Take the material below and retype it in full; pictures are left out.
____ SUPPLIED DATA
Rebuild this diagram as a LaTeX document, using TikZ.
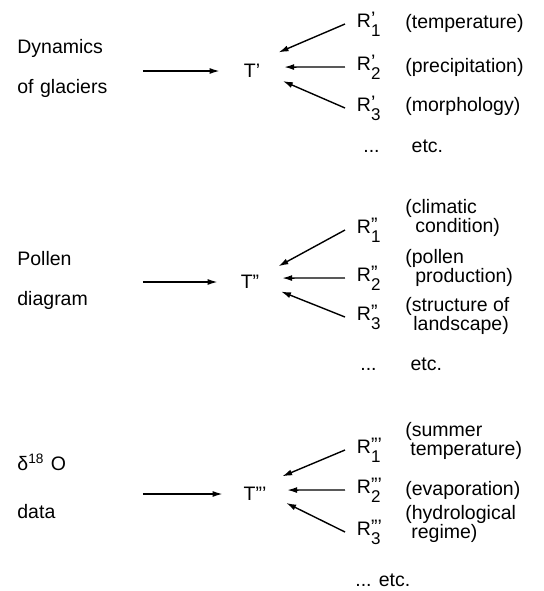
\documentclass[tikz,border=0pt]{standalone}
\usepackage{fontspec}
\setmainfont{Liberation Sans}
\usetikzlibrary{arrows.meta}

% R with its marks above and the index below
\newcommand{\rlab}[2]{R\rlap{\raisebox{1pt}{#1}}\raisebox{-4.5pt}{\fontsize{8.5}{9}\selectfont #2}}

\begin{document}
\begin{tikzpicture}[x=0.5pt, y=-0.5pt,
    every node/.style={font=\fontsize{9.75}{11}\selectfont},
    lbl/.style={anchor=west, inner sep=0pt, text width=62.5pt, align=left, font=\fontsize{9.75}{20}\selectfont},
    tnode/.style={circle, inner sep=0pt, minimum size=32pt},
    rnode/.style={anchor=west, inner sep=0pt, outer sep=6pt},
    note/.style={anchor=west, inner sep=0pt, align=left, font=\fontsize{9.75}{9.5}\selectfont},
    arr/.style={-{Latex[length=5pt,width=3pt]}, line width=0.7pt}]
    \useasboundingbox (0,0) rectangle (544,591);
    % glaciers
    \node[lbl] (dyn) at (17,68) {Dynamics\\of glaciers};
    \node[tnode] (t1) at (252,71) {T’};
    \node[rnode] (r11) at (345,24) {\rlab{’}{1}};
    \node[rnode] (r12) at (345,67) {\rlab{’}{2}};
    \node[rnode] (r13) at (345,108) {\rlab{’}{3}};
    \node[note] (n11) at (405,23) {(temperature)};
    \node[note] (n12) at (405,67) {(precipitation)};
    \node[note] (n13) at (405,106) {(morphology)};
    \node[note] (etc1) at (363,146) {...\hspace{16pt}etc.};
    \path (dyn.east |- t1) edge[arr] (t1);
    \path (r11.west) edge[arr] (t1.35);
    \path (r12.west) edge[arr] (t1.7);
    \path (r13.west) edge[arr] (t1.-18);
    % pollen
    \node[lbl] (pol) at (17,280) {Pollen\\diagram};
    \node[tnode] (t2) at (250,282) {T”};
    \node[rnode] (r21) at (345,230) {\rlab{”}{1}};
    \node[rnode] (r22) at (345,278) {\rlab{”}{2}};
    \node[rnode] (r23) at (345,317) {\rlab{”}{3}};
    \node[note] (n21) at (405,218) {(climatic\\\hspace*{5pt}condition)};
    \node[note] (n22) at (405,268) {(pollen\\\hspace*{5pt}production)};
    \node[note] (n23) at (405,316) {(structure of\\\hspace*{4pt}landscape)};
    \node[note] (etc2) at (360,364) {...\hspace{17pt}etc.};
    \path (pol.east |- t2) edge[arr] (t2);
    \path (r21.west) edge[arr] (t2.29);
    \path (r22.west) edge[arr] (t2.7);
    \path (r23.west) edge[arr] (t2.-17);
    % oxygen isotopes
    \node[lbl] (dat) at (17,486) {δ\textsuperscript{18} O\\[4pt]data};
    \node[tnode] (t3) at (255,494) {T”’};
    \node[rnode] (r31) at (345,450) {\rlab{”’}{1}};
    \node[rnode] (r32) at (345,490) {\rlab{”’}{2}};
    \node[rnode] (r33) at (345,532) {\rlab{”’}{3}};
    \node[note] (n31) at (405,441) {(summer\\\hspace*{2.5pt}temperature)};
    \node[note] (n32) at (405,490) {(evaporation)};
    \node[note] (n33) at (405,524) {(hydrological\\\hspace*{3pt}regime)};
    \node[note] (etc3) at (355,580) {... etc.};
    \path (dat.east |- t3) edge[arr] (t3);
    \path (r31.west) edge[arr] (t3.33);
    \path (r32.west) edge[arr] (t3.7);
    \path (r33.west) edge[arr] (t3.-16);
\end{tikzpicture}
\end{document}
________
EXERCISE RESULT:
Rebuild this diagram as a LaTeX document, using TikZ.
\documentclass[tikz,border=0pt]{standalone}
\usepackage{fontspec}
\setmainfont{Liberation Sans}
\usetikzlibrary{arrows.meta}

% R with its marks above and the index below
\newcommand{\rlab}[2]{R\rlap{\raisebox{1pt}{#1}}\raisebox{-4.5pt}{\fontsize{8.5}{9}\selectfont #2}}

\begin{document}
\begin{tikzpicture}[x=0.5pt, y=-0.5pt,
    every node/.style={font=\fontsize{9.75}{11}\selectfont},
    lbl/.style={anchor=west, inner sep=0pt, text width=62.5pt, align=left, font=\fontsize{9.75}{20}\selectfont},
    tnode/.style={circle, inner sep=0pt, minimum size=32pt},
    rnode/.style={anchor=west, inner sep=0pt, outer sep=6pt},
    note/.style={anchor=west, inner sep=0pt, align=left, font=\fontsize{9.75}{9.5}\selectfont},
    arr/.style={-{Latex[length=5pt,width=3pt]}, line width=0.7pt}]
    \useasboundingbox (0,0) rectangle (544,591);
    % glaciers
    \node[lbl] (dyn) at (17,68) {Dynamics\\of glaciers};
    \node[tnode] (t1) at (252,71) {T’};
    \node[rnode] (r11) at (345,24) {\rlab{’}{1}};
    \node[rnode] (r12) at (345,67) {\rlab{’}{2}};
    \node[rnode] (r13) at (345,108) {\rlab{’}{3}};
    \node[note] (n11) at (405,23) {(temperature)};
    \node[note] (n12) at (405,67) {(precipitation)};
    \node[note] (n13) at (405,106) {(morphology)};
    \node[note] (etc1) at (363,146) {...\hspace{16pt}etc.};
    \path (dyn.east |- t1) edge[arr] (t1);
    \path (r11.west) edge[arr] (t1.35);
    \path (r12.west) edge[arr] (t1.7);
    \path (r13.west) edge[arr] (t1.-18);
    % pollen
    \node[lbl] (pol) at (17,280) {Pollen\\diagram};
    \node[tnode] (t2) at (250,282) {T”};
    \node[rnode] (r21) at (345,230) {\rlab{”}{1}};
    \node[rnode] (r22) at (345,278) {\rlab{”}{2}};
    \node[rnode] (r23) at (345,317) {\rlab{”}{3}};
    \node[note] (n21) at (405,218) {(climatic\\\hspace*{5pt}condition)};
    \node[note] (n22) at (405,268) {(pollen\\\hspace*{5pt}production)};
    \node[note] (n23) at (405,316) {(structure of\\\hspace*{4pt}landscape)};
    \node[note] (etc2) at (360,364) {...\hspace{17pt}etc.};
    \path (pol.east |- t2) edge[arr] (t2);
    \path (r21.west) edge[arr] (t2.29);
    \path (r22.west) edge[arr] (t2.7);
    \path (r23.west) edge[arr] (t2.-17);
    % oxygen isotopes
    \node[lbl] (dat) at (17,486) {δ\textsuperscript{18} O\\[4pt]data};
    \node[tnode] (t3) at (255,494) {T”’};
    \node[rnode] (r31) at (345,450) {\rlab{”’}{1}};
    \node[rnode] (r32) at (345,490) {\rlab{”’}{2}};
    \node[rnode] (r33) at (345,532) {\rlab{”’}{3}};
    \node[note] (n31) at (405,441) {(summer\\\hspace*{2.5pt}temperature)};
    \node[note] (n32) at (405,490) {(evaporation)};
    \node[note] (n33) at (405,524) {(hydrological\\\hspace*{3pt}regime)};
    \node[note] (etc3) at (355,580) {... etc.};
    \path (dat.east |- t3) edge[arr] (t3);
    \path (r31.west) edge[arr] (t3.33);
    \path (r32.west) edge[arr] (t3.7);
    \path (r33.west) edge[arr] (t3.-16);
\end{tikzpicture}
\end{document}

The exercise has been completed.